Obtaining a full time position at a college is no easy feat. Professors tend to stay with a job and as a result the full time faculty positions that become available tend to be highly competitive when it comes time to fill those slots. A tenured job like this is very attractive and being these full time teaching positions are extremely desirable, it is not uncommon that a high pool of candidates will be applying.
So what do you do to separate yourself from other applicants?
*Networking. This is extremely valuable and can’t be emphasized enough. Attend any event or invite you receive that is associated with academia. When I worked for a college, I learned networking was an important part of becoming a member of the college community.
*Education. You’ll need a strong educational background to be accepted for a teaching position. Colleges may ask for official transcripts with your application.
*Develop a strong resume and portfolio. This is another important step in your mission to obtaining a teaching position. My boss always expected an applicant to have examples of accomplished work. If you don’t have much experience, you might want to consider teaching some non-credit courses to get your feet wet.
*Apply for adjunct positions. What better way to get your foot in the door than to start by teaching a class or two each semester? By doing this you become part of the faculty and when a full time position opens up, you’ll already be known. If one doesn’t open up, having held part time teaching positions will demonstrate you have a level of experience when you apply at other universities.
*Learn how to find positions. Perform job searches on a regular basis using professional resources. It is unlikely to find these jobs advertised on bulletin boards or in the classified. Learn the where and the how faculty openings are advertised.
*Fine tune your people skills. You can possess all the tangible knowledge in the world, but without having strength in the “soft skills”, you’re likely to be passed over for the job. I worked with an adjunct professor who had no personable skills and students constantly filed complaints about his style of teaching and non-support in the classroom. His classes began to frequently be cancelled for low enrollment and the administration stopped asking him to teach courses. A college won’t want to waste time on a faculty member that cannot effectively engage students.
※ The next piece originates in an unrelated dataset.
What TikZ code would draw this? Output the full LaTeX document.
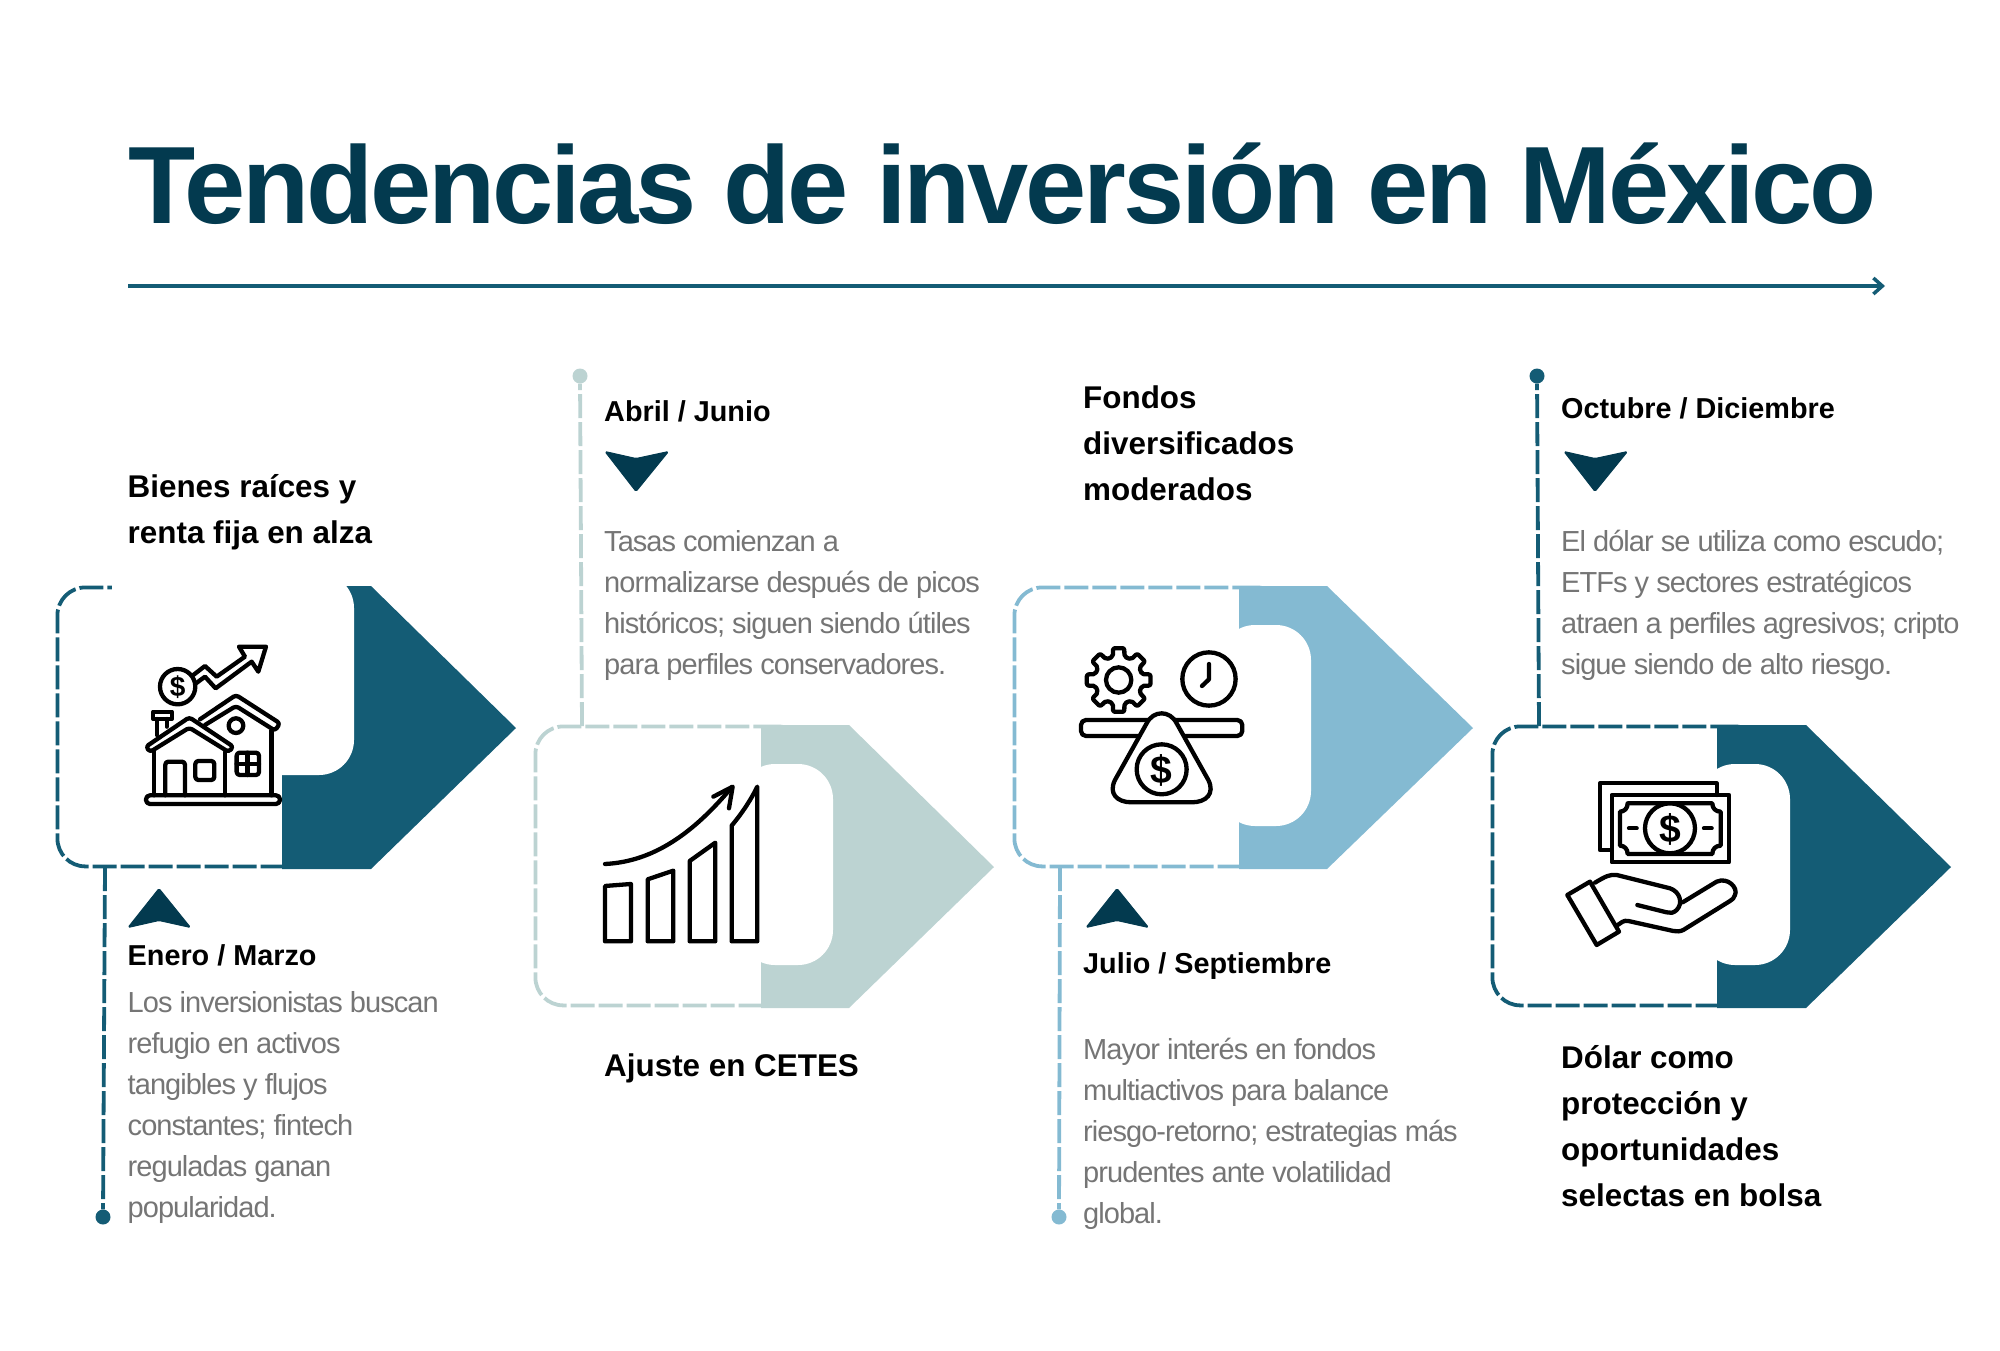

These are some of the observations I’ve made while working in a college administrative office with administrators and in talking with faculty members. Paying careful attention to detail will aid you in your quest to landing a full time faculty position. Faculty positions are highly coveted and very competitive, and in carefully cultivating your experience and credentials, you will be a stronger applicant. By having the patience and tenacity to carefully develop your qualifications for the job, it will be well worth the wait.